_Task statement_: Take the lines from the head of the listing through the one bearing "import * as" and copy them exactly, leaving every picture out.

□ □ □ □

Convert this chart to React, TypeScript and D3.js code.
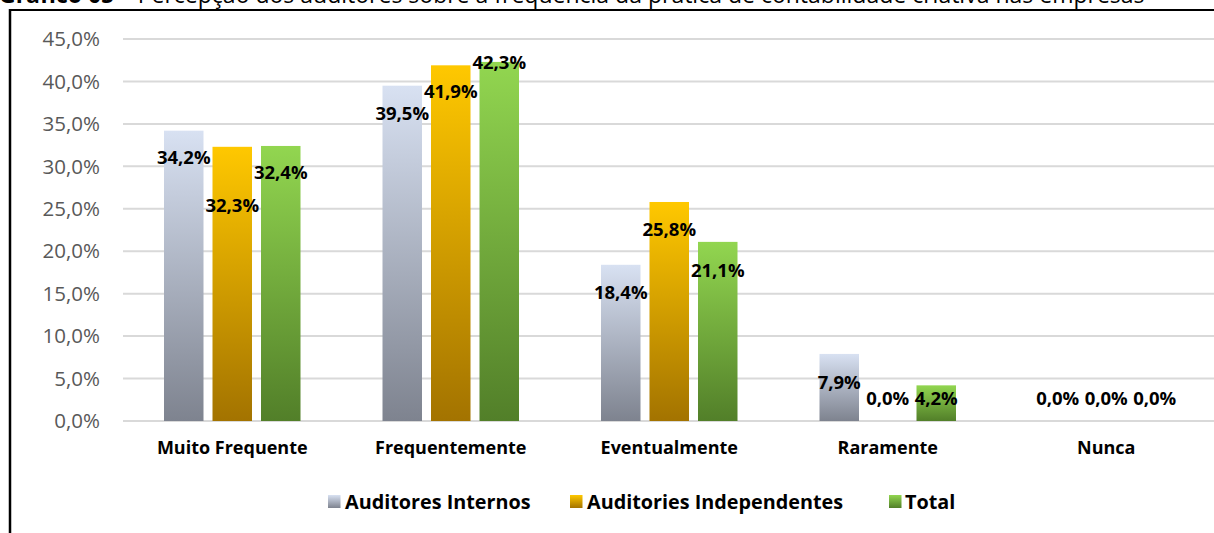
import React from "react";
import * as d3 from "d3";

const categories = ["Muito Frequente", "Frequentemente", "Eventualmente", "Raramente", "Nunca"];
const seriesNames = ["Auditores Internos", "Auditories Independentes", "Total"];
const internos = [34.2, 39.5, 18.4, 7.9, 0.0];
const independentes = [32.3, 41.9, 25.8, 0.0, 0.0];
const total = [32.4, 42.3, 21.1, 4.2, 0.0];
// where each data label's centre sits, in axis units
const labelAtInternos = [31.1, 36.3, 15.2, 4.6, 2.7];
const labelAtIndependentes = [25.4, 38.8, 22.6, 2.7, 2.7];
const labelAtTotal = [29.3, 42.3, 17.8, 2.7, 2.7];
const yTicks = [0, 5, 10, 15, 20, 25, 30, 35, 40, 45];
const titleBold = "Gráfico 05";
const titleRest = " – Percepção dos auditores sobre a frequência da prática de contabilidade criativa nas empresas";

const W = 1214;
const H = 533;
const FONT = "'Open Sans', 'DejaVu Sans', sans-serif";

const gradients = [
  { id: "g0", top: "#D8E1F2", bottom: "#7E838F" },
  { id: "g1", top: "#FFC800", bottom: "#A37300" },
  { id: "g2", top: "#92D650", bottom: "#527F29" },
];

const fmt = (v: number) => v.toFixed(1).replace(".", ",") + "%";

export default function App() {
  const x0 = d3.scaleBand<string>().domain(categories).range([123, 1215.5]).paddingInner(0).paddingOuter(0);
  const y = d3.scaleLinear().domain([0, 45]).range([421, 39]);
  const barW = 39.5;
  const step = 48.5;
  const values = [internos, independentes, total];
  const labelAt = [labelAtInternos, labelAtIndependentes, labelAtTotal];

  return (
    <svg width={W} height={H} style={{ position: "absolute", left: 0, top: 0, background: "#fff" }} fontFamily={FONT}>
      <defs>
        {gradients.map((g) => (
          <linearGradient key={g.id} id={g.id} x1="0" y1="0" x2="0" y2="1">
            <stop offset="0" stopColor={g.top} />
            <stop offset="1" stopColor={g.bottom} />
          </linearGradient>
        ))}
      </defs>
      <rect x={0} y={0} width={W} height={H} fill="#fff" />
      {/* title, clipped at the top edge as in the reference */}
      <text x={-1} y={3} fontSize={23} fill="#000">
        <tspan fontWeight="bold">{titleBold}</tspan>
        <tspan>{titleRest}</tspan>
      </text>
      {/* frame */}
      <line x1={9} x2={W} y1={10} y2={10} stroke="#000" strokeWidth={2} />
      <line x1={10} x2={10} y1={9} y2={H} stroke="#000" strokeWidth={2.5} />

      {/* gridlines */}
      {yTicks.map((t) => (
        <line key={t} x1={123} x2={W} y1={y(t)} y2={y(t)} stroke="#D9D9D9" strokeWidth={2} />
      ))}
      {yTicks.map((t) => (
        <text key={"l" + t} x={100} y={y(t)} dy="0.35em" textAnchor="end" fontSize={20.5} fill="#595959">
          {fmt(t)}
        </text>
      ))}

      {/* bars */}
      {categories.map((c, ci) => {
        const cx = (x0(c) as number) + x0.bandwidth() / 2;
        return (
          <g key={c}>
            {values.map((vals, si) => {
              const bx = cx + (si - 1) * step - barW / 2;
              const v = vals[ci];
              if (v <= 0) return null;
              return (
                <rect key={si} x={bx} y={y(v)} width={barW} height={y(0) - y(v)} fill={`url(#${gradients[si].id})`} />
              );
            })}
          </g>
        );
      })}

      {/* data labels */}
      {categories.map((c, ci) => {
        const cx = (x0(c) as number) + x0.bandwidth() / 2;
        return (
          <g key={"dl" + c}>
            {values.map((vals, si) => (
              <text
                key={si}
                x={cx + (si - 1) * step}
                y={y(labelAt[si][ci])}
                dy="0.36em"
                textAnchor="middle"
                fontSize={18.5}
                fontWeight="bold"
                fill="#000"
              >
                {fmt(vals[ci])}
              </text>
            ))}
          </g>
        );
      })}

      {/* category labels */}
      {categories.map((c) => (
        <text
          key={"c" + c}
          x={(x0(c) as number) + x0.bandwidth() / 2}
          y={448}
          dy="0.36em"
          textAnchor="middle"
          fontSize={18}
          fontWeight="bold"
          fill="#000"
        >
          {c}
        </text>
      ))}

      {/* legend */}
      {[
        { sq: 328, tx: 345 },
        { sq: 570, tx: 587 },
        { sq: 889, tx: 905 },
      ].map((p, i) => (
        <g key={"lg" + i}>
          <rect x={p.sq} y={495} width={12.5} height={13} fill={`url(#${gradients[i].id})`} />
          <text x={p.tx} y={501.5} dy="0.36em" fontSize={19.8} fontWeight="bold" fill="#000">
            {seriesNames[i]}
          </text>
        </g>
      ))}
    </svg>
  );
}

□ □ □ □

_Solution to this task_:
Convert this chart to React, TypeScript and D3.js code.
import React from "react";
import * as d3 from "d3";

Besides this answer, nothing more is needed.